Since the collapse of coalition negotiations and the call for new elections in a month’s time, many analysts are now seeing Greece’s exit from the Eurozone and default as imminent. Lynn notes that;
Citibank rates the chances as high as 75% that Greece will leave the single currency in the next 18 months. The British bookmaker William Hill regards it as such as done deal it is no longer taking bets.
We discussed in an earlier post why Greece’s exit is pretty much inevitable. Basically, the country is broke, broke, broke. Actually Greece is beyond broke. They have no chance of repaying their debt, no matter how much help comes their way.
However, this is where Lynn diverges from the view now being bandied among European capitals, by saying that this forced exit will never happen because…Germany will back down. He continues;
It isn’t going to happen. Germany will realize the risks involved, eat its words and come up with a mega bailout. Instead of a ‘Grexit’ we’ll see a “Grashall Plan” — as a Marshall Plan for Greece will quickly be dubbed — to reflate its economy and keep the euro staggering on for a couple more years, at least.

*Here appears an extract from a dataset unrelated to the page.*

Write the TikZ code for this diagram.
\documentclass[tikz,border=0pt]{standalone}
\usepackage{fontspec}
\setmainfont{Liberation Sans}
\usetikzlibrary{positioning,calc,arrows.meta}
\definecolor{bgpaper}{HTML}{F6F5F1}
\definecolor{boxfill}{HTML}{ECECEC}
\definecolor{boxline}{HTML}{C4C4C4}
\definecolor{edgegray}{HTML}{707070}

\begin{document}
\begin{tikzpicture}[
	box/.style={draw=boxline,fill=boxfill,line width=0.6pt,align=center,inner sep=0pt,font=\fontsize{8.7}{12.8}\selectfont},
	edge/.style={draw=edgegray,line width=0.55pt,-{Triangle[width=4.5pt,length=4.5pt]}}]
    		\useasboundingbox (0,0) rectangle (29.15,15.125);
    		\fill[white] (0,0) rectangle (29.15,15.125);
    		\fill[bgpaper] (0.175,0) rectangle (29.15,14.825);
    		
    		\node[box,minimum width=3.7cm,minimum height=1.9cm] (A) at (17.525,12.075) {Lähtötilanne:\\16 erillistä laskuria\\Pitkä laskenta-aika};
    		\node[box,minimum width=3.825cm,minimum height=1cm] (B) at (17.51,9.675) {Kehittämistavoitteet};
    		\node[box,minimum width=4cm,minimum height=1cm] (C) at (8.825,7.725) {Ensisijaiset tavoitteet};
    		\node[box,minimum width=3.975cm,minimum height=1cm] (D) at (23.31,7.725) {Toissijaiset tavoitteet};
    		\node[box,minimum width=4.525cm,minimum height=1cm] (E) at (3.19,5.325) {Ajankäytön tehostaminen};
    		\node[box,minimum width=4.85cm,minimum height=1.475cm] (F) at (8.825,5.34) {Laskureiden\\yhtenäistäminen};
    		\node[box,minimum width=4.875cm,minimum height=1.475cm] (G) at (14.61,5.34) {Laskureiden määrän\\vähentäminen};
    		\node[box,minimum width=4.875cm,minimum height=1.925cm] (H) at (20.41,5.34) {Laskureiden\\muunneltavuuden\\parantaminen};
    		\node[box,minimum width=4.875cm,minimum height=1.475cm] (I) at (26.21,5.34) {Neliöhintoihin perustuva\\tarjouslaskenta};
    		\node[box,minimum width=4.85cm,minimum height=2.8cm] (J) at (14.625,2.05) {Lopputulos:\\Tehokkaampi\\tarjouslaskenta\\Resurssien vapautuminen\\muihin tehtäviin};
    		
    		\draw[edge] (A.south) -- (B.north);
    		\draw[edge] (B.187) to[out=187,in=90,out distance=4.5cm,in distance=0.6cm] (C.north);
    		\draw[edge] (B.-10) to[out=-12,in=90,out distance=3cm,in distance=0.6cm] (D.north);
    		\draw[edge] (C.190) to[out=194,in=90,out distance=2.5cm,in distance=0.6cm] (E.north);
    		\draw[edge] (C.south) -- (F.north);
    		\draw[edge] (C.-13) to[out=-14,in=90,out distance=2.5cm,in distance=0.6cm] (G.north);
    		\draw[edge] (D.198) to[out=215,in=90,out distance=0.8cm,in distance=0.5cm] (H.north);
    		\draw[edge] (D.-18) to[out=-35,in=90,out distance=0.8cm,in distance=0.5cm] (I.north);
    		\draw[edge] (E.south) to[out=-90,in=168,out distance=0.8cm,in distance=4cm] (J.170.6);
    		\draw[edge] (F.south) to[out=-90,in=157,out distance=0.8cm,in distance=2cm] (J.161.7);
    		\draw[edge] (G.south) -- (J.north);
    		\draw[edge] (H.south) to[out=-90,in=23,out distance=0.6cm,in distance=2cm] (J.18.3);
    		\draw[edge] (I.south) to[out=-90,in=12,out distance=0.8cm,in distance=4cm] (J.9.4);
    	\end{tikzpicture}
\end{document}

The reason he states is that the risks are just too great. There could be contagion, he writes, there could be chaos in Greece (they invented the word too), millions of refugees could stream out of an unlivable Greece.
Well, I disagree. Not because there are no risks, but because Greece simply cannot make it. I believe, like Citibank and bookmaker William Hill, that right now, the EU is already planning a Greek exit to be executed within a few months.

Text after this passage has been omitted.